→ **OBJECTIVE**:
Reproduce the listing word for word, leaving every picture behind.
##########
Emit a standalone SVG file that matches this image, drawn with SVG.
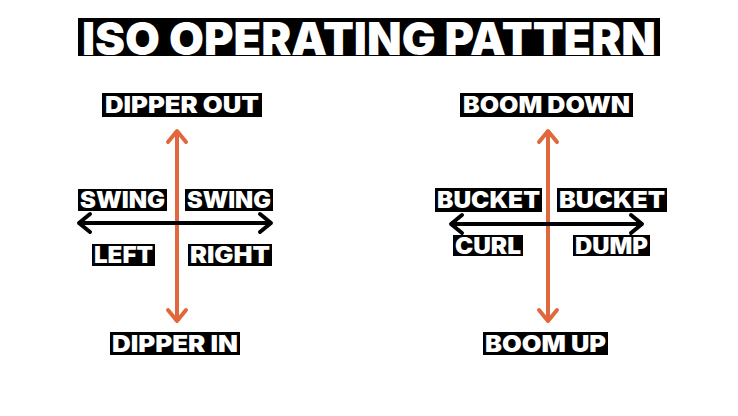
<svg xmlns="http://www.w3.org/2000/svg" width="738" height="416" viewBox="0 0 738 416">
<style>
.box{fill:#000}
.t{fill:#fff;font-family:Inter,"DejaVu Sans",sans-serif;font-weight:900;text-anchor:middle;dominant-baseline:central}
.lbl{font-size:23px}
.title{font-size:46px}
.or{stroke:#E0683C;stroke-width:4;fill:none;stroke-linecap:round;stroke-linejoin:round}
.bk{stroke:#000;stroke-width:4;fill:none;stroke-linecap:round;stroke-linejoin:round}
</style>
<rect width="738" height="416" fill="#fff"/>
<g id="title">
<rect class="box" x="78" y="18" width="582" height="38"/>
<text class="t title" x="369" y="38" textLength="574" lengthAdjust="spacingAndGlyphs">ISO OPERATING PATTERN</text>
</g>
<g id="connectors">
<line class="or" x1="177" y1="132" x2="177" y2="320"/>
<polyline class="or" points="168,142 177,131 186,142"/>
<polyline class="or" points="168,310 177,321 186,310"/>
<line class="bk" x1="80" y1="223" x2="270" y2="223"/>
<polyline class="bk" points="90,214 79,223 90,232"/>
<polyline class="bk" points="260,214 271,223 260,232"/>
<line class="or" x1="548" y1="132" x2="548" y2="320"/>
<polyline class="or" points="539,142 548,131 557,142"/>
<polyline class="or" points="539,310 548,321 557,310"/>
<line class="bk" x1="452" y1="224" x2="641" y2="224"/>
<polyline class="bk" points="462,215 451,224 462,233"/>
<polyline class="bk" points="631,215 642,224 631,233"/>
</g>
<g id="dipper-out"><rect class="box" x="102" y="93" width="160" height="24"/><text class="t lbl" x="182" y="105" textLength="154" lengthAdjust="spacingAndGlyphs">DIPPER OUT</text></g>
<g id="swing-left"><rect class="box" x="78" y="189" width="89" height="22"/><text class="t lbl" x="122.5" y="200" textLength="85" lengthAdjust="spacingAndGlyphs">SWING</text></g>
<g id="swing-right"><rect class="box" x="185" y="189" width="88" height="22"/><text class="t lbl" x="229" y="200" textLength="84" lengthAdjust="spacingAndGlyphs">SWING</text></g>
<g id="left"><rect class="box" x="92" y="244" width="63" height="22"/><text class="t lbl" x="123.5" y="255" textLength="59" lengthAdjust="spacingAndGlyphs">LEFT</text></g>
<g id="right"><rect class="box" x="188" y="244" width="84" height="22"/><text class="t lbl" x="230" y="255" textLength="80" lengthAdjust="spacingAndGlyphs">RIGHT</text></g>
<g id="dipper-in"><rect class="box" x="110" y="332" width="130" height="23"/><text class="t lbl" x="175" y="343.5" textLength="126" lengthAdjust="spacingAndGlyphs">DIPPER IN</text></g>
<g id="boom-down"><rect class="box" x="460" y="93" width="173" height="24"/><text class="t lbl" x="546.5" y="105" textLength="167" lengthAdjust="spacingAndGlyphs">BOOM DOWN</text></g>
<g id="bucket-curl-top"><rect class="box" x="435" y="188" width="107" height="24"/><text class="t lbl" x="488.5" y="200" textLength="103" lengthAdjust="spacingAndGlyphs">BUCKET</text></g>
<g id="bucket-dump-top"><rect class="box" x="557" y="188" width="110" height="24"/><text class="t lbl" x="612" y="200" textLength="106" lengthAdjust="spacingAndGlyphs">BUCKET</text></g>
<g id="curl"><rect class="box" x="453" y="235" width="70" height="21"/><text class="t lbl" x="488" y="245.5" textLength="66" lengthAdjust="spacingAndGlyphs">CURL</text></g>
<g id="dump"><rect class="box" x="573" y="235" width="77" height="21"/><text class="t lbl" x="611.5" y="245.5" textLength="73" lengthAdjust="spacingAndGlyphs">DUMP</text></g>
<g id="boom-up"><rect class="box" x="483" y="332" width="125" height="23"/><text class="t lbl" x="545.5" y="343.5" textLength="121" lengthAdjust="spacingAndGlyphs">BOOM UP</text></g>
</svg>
##########
→ **FINISHED EXERCISE**:
Emit a standalone SVG file that matches this image, drawn with SVG.
<svg xmlns="http://www.w3.org/2000/svg" width="738" height="416" viewBox="0 0 738 416">
<style>
.box{fill:#000}
.t{fill:#fff;font-family:Inter,"DejaVu Sans",sans-serif;font-weight:900;text-anchor:middle;dominant-baseline:central}
.lbl{font-size:23px}
.title{font-size:46px}
.or{stroke:#E0683C;stroke-width:4;fill:none;stroke-linecap:round;stroke-linejoin:round}
.bk{stroke:#000;stroke-width:4;fill:none;stroke-linecap:round;stroke-linejoin:round}
</style>
<rect width="738" height="416" fill="#fff"/>
<g id="title">
<rect class="box" x="78" y="18" width="582" height="38"/>
<text class="t title" x="369" y="38" textLength="574" lengthAdjust="spacingAndGlyphs">ISO OPERATING PATTERN</text>
</g>
<g id="connectors">
<line class="or" x1="177" y1="132" x2="177" y2="320"/>
<polyline class="or" points="168,142 177,131 186,142"/>
<polyline class="or" points="168,310 177,321 186,310"/>
<line class="bk" x1="80" y1="223" x2="270" y2="223"/>
<polyline class="bk" points="90,214 79,223 90,232"/>
<polyline class="bk" points="260,214 271,223 260,232"/>
<line class="or" x1="548" y1="132" x2="548" y2="320"/>
<polyline class="or" points="539,142 548,131 557,142"/>
<polyline class="or" points="539,310 548,321 557,310"/>
<line class="bk" x1="452" y1="224" x2="641" y2="224"/>
<polyline class="bk" points="462,215 451,224 462,233"/>
<polyline class="bk" points="631,215 642,224 631,233"/>
</g>
<g id="dipper-out"><rect class="box" x="102" y="93" width="160" height="24"/><text class="t lbl" x="182" y="105" textLength="154" lengthAdjust="spacingAndGlyphs">DIPPER OUT</text></g>
<g id="swing-left"><rect class="box" x="78" y="189" width="89" height="22"/><text class="t lbl" x="122.5" y="200" textLength="85" lengthAdjust="spacingAndGlyphs">SWING</text></g>
<g id="swing-right"><rect class="box" x="185" y="189" width="88" height="22"/><text class="t lbl" x="229" y="200" textLength="84" lengthAdjust="spacingAndGlyphs">SWING</text></g>
<g id="left"><rect class="box" x="92" y="244" width="63" height="22"/><text class="t lbl" x="123.5" y="255" textLength="59" lengthAdjust="spacingAndGlyphs">LEFT</text></g>
<g id="right"><rect class="box" x="188" y="244" width="84" height="22"/><text class="t lbl" x="230" y="255" textLength="80" lengthAdjust="spacingAndGlyphs">RIGHT</text></g>
<g id="dipper-in"><rect class="box" x="110" y="332" width="130" height="23"/><text class="t lbl" x="175" y="343.5" textLength="126" lengthAdjust="spacingAndGlyphs">DIPPER IN</text></g>
<g id="boom-down"><rect class="box" x="460" y="93" width="173" height="24"/><text class="t lbl" x="546.5" y="105" textLength="167" lengthAdjust="spacingAndGlyphs">BOOM DOWN</text></g>
<g id="bucket-curl-top"><rect class="box" x="435" y="188" width="107" height="24"/><text class="t lbl" x="488.5" y="200" textLength="103" lengthAdjust="spacingAndGlyphs">BUCKET</text></g>
<g id="bucket-dump-top"><rect class="box" x="557" y="188" width="110" height="24"/><text class="t lbl" x="612" y="200" textLength="106" lengthAdjust="spacingAndGlyphs">BUCKET</text></g>
<g id="curl"><rect class="box" x="453" y="235" width="70" height="21"/><text class="t lbl" x="488" y="245.5" textLength="66" lengthAdjust="spacingAndGlyphs">CURL</text></g>
<g id="dump"><rect class="box" x="573" y="235" width="77" height="21"/><text class="t lbl" x="611.5" y="245.5" textLength="73" lengthAdjust="spacingAndGlyphs">DUMP</text></g>
<g id="boom-up"><rect class="box" x="483" y="332" width="125" height="23"/><text class="t lbl" x="545.5" y="343.5" textLength="121" lengthAdjust="spacingAndGlyphs">BOOM UP</text></g>
</svg>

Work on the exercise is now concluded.